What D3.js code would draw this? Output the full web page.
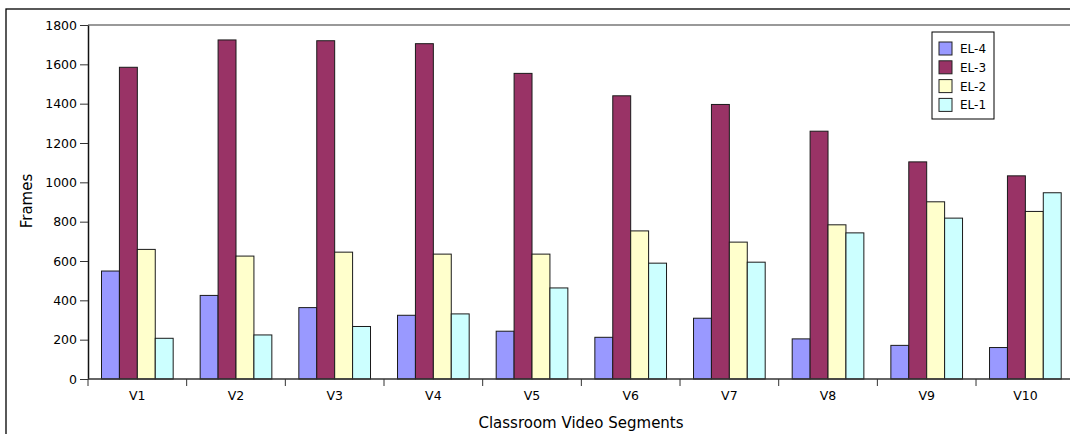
<!DOCTYPE html>
<html>
<head>
<meta charset="utf-8">
<script src="https://cdn.jsdelivr.net/npm/d3@7"></script>
<style>
  body { margin: 0; background: #fff; }
  svg { display: block; font-family: "DejaVu Sans", sans-serif; }
</style>
</head>
<body>
<svg id="chart"></svg>
<script>
// bar chart of frames per video segment, one bar per EL level

const svgWidth = 1070;
const svgHeight = 434;

const segments = ["V1", "V2", "V3", "V4", "V5", "V6", "V7", "V8", "V9", "V10"];
const series = ["EL-4", "EL-3", "EL-2", "EL-1"];
const el4 = [549, 425, 363, 324, 243, 212, 309, 204, 171, 160];
const el3 = [1585, 1724, 1720, 1705, 1554, 1440, 1396, 1260, 1104, 1033];
const el2 = [659, 625, 645, 635, 635, 753, 696, 784, 901, 852];
const el1 = [207, 224, 267, 331, 463, 589, 594, 743, 818, 947];
const yTicks = [0, 200, 400, 600, 800, 1000, 1200, 1400, 1600, 1800];

const values = [el4, el3, el2, el1];
const colors = ["#9999ff", "#993366", "#ffffcc", "#ccffff"];

const margin = { top: 25, left: 88, bottom: 379 };
const bandW = 98.67;

const svg = d3.select("#chart")
    .attr("width", svgWidth)
    .attr("height", svgHeight);

// outer frame
svg.append("rect")
    .attr("x", 6).attr("y", 9)
    .attr("width", 1080).attr("height", 440)
    .attr("fill", "none")
    .attr("stroke", "#000")
    .attr("stroke-width", 1.3);

const xScale = d3.scaleBand()
    .domain(segments)
    .range([margin.left, margin.left + bandW * segments.length]);

const xInner = d3.scaleBand()
    .domain(series)
    .range([13.5, bandW - 13.5]);

const yScale = d3.scaleLinear()
    .domain([0, 1800])
    .range([margin.bottom, margin.top]);

// top border of plot area
svg.append("line")
    .attr("x1", margin.left).attr("x2", svgWidth + 10)
    .attr("y1", margin.top).attr("y2", margin.top)
    .attr("stroke", "#999")
    .attr("stroke-width", 2);

const groups = svg.append("g")
    .selectAll("g")
    .data(segments)
    .join("g")
    .attr("transform", d => `translate(${xScale(d)},0)`);

groups.selectAll("rect")
    .data((d, i) => series.map((s, j) => ({ s, v: values[j][i], c: colors[j] })))
    .join("rect")
    .attr("x", d => xInner(d.s))
    .attr("y", d => yScale(d.v))
    .attr("width", xInner.bandwidth())
    .attr("height", d => yScale(0) - yScale(d.v))
    .attr("fill", d => d.c)
    .attr("stroke", "#1a1a1a")
    .attr("stroke-width", 1);

// y axis
const yAxis = svg.append("g")
    .attr("transform", `translate(${margin.left},0)`)
    .call(d3.axisLeft(yScale).tickValues(yTicks).tickFormat(d3.format("d"))
        .tickSize(8).tickPadding(3).tickSizeOuter(0));
yAxis.attr("font-size", null).attr("font-family", null);
yAxis.select(".domain").attr("stroke", "#111").attr("stroke-width", 1.5);
yAxis.selectAll(".tick line").attr("stroke", "#333");
yAxis.selectAll("text").style("font-size", "12.5px").attr("fill", "#000");

// x axis: ticks at the band edges
const xAxis = svg.append("g")
    .attr("transform", `translate(0,${margin.bottom})`);
xAxis.append("line")
    .attr("x1", margin.left).attr("x2", svgWidth + 10)
    .attr("stroke", "#333").attr("stroke-width", 1.5);
xAxis.selectAll(".edge")
    .data(segments)
    .join("line")
    .attr("class", "edge")
    .attr("x1", d => xScale(d)).attr("x2", d => xScale(d))
    .attr("y1", 0).attr("y2", 7)
    .attr("stroke", "#333");
xAxis.selectAll(".lbl")
    .data(segments)
    .join("text")
    .attr("class", "lbl")
    .attr("x", d => xScale(d) + xScale.bandwidth() / 2)
    .attr("y", 21)
    .attr("text-anchor", "middle")
    .style("font-size", "12.5px")
    .text(d => d);

// axis titles
svg.append("text")
    .attr("x", 581).attr("y", 428)
    .attr("text-anchor", "middle")
    .style("font-size", "15px")
    .text("Classroom Video Segments");

svg.append("text")
    .attr("transform", "translate(32,201) rotate(-90)")
    .attr("text-anchor", "middle")
    .style("font-size", "15px")
    .text("Frames");

// legend
const legend = svg.append("g").attr("transform", "translate(932,32)");
legend.append("rect")
    .attr("width", 62).attr("height", 87)
    .attr("fill", "#fff")
    .attr("stroke", "#000");
const items = legend.selectAll(".item")
    .data(series)
    .join("g")
    .attr("class", "item")
    .attr("transform", (d, i) => `translate(7,${10 + i * 18.8})`);
items.append("rect")
    .attr("width", 13).attr("height", 13)
    .attr("fill", (d, i) => colors[i])
    .attr("stroke", "#222");
items.append("text")
    .attr("x", 21).attr("y", 11)
    .style("font-size", "12px")
    .text(d => d);
</script>
</body>
</html>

____

Stated task.
Set down again, exactly, the lines of the material above from its first line to the one with "const svgHeight = 434;", inclusive. Leave the pictures out.

Expected answer.
What D3.js code would draw this? Output the full web page.
<!DOCTYPE html>
<html>
<head>
<meta charset="utf-8">
<script src="https://cdn.jsdelivr.net/npm/d3@7"></script>
<style>
  body { margin: 0; background: #fff; }
  svg { display: block; font-family: "DejaVu Sans", sans-serif; }
</style>
</head>
<body>
<svg id="chart"></svg>
<script>
// bar chart of frames per video segment, one bar per EL level

const svgWidth = 1070;
const svgHeight = 434;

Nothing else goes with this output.